Esta respuesta no desconcertó a nuestro periodista, su efecto fue el de irritarlo profundamente. Qué clase de galimatías sofístico era aquél. Pucha pensó que el tal Hurtado se burlaba de él y a punto estuvo de levantarse y meterle el micrófono entero en la boca. Consiguió contenerse y, aunque sabía que su misión debía limitarse estrictamente a formular preguntas, sin entrometerse en las respuestas, prorrumpió:
-Es usted un buen creyente y mejor practicante, ¿no es cierto, señor Hurtado?
-Soy creyente, si, creo firmemente que Jesucristo es Dios y que nos encontraremos con él en la vida verdadera, que empieza después de esta.
-O sea -se lanzó el periodista sin el menor titubeo-, que me toma usted por gilipollas.
-¿Cómo dice? -exclamó el señor Hurtado, incapaz de creer lo que acababa de oír. 
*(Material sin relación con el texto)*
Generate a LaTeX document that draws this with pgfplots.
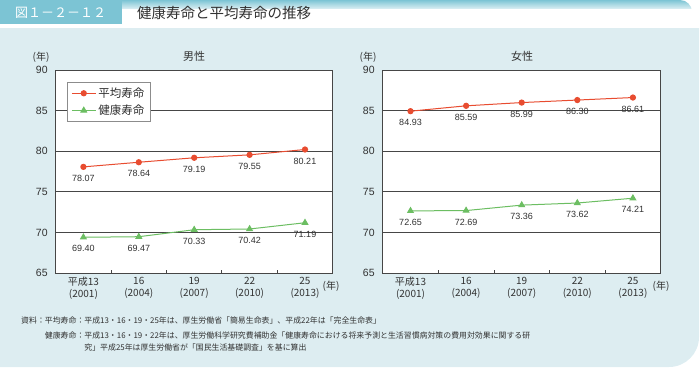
\documentclass[border=0pt]{standalone}
\usepackage{pgfplots}
\pgfplotsset{compat=1.18}
\usepackage{fontspec}
\setmainfont{Liberation Sans}
\newfontfamily\jp{Noto Sans CJK JP}
\definecolor{hdrteal}{RGB}{124,196,212}
\definecolor{panel}{RGB}{221,237,241}
\definecolor{lred}{RGB}{232,76,48}
\definecolor{lgreen}{RGB}{108,190,98}
\definecolor{gridc}{RGB}{70,70,70}
\definecolor{txt}{RGB}{50,50,50}
\pgfplotsset{jstyle/.style={
  scale only axis, width=277pt, height=203pt,
  xmin=-0.5, xmax=4.5, ymin=65, ymax=90,
  /pgf/number format/assume math mode=true,
  xtick={0,1,2,3,4},
  xticklabels={{平成13\\(2001)},{16\\(2004)},{19\\(2007)},{22\\(2010)},{25\\(2013)}},
  minor xtick={0.5,1.5,2.5,3.5},
  major tick length=0pt, minor tick length=3pt,
  tick align=inside, xtick pos=lower, ytick pos=left,
  minor tick style={gridc, line width=0.8pt},
  ytick={65,70,75,80,85,90},
  ymajorgrids, grid style={gridc, line width=0.8pt},
  axis line style={gridc, line width=0.8pt},
  xticklabel style={font=\jp\fontsize{10}{11.5}\selectfont, align=center, text=txt, yshift=-1pt},
  yticklabel style={font=\fontsize{10.5}{12}\selectfont, text=txt, xshift=-4.5pt},
  axis background/.style={fill=white},
  nodes near coords={\pgfmathprintnumber[fixed,fixed zerofill,precision=2,assume math mode=true]{\pgfplotspointmeta}},
  every node near coord/.append style={anchor=center, yshift=-11.5pt, font=\fontsize{9}{10}\selectfont, text=txt},
  clip=false,
}}
\begin{document}
\begin{tikzpicture}[x=1pt,y=1pt]
\path[use as bounding box] (0,0) rectangle (700,-367);
% header
\fill[hdrteal] (0,0) rectangle (122,-24);
\shade[top color=hdrteal, bottom color=white] (122,0) -- (680,0) arc[start angle=90,end angle=0,radius=12] -- (122,-12) -- cycle;
\fill[white] (122,-9) rectangle (700,-26);
\node[anchor=west, inner sep=0, text=white, font=\jp\fontsize{13}{14}\selectfont] at (15,-13) {図１－２－１２};
\node[anchor=west, inner sep=0, text=txt, font=\jp\fontsize{14.5}{16}\selectfont] at (137,-13) {健康寿命と平均寿命の推移};
% panel
\fill[panel] (0,-28) -- (699,-28) -- (699,-337) arc[start angle=0,end angle=-90,radius=30] -- (0,-367) -- cycle;

% male
\begin{axis}[jstyle, at={(55.7pt,-273pt)}, anchor=south west,
  legend style={at={(0.041,0.941)}, anchor=north west, draw=black!45, fill=white,
    font=\jp\fontsize{11.5}{13}\selectfont, inner xsep=4pt, inner ysep=3.5pt, row sep=2pt, cells={anchor=west}, text=txt},
  legend image code/.code={\draw[mark repeat=2,mark phase=2,#1] plot coordinates {(0pt,0pt) (12pt,0pt) (24pt,0pt)};}]
\addplot[lred, line width=1pt, mark=*, mark size=2.6pt] coordinates {(0,78.07) (1,78.64) (2,79.19) (3,79.55) (4,80.21)};
\addlegendentry{平均寿命}
\addplot[lgreen, line width=1pt, mark=triangle*, mark size=3.2pt] coordinates {(0,69.40) (1,69.47) (2,70.33) (3,70.42) (4,71.19)};
\addlegendentry{健康寿命}
\end{axis}

% female
\begin{axis}[jstyle, at={(382.7pt,-273pt)}, anchor=south west, width=278pt]
\addplot[lred, line width=1pt, mark=*, mark size=2.6pt] coordinates {(0,84.93) (1,85.59) (2,85.99) (3,86.30) (4,86.61)};
\addplot[lgreen, line width=1pt, mark=triangle*, mark size=3.2pt] coordinates {(0,72.65) (1,72.69) (2,73.36) (3,73.62) (4,74.21)};
\end{axis}

% titles and units
\node[text=txt, font=\jp\fontsize{11}{12}\selectfont] at (194,-56) {男性};
\node[text=txt, font=\jp\fontsize{11}{12}\selectfont] at (522,-56) {女性};
\node[text=txt, font=\jp\fontsize{10}{11}\selectfont] at (41,-57) {(年)};
\node[text=txt, font=\jp\fontsize{10}{11}\selectfont] at (368,-57) {(年)};
\node[text=txt, font=\jp\fontsize{10}{11}\selectfont] at (331,-286) {(年)};
\node[text=txt, font=\jp\fontsize{10}{11}\selectfont] at (661,-286) {(年)};

% footnote
\begin{scope}[every node/.style={anchor=west, inner sep=0, text=txt, font=\jp\fontsize{7.9}{9}\selectfont}]
\node at (21,-320) {資料：平均寿命：};
\node at (84.2,-320) {平成13・16・19・25年は、厚生労働省「簡易生命表」、平成22年は「完全生命表」};
\node at (44.7,-335) {健康寿命：};
\node at (84.2,-335) {平成13・16・19・22年は、厚生労働科学研究費補助金「健康寿命における将来予測と生活習慣病対策の費用対効果に関する研};
\node at (84.2,-347) {究」平成25年は厚生労働省が「国民生活基礎調査」を基に算出};
\end{scope}
\end{tikzpicture}
\end{document}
-Digo que me toma usted por gilipollas con el rollito del libre albedrío. A no ser que lo diga de verdad y entonces el gilipollas es usted.
-¿Pero cómo se atreve...?
-No lo tome usted como un insulto, sino como mera descripción -sonrió el periodista-. Verá usted, se lo explico es dos palabras: De acuerdo con su creencia, cuando usted muera irá sin duda al cielo y allí no tendrá usted ese cacareado libre albedrío, porque ¡no podrá hacer el mal! Y si, Dios no lo quiera, tiene usted algún muerto en el armario y va usted al infierno, tampoco tendrá libre albedrío, ya que allí no podrá ni pensar en hacer el bien. Por consiguiente, eso del libre albedrío no es más que un bonito cuento con el que gente como usted pretenden no tanto endulzarle la vida al personal, como mantenerlo en el estado amorfo de resignación, justificando la real existencia del mal. O lo que viene a ser lo mismo. Que el Dios en el que usted cree, pudo haber hecho un mundo en el que el mal no existiese.
-Bueno, mire, yo puedo explicarle.
-Usted, señor Hurtado, no tiene nada que explicarme, ni a mi ni a mis lectores, siga usted engatusando imbéciles y que su Dios se lo tenga favorablemente en cuenta. Buenos días.
Y ahora sí, Horacio Pucha guardó apresuradamente sus bártulos y salió deprisa, dejando al señor Hurtado con la palabra en boca. 
No obstante, Camino del periódico se preguntaba qué diría el director cuando leyera el trabajito que le llevaba.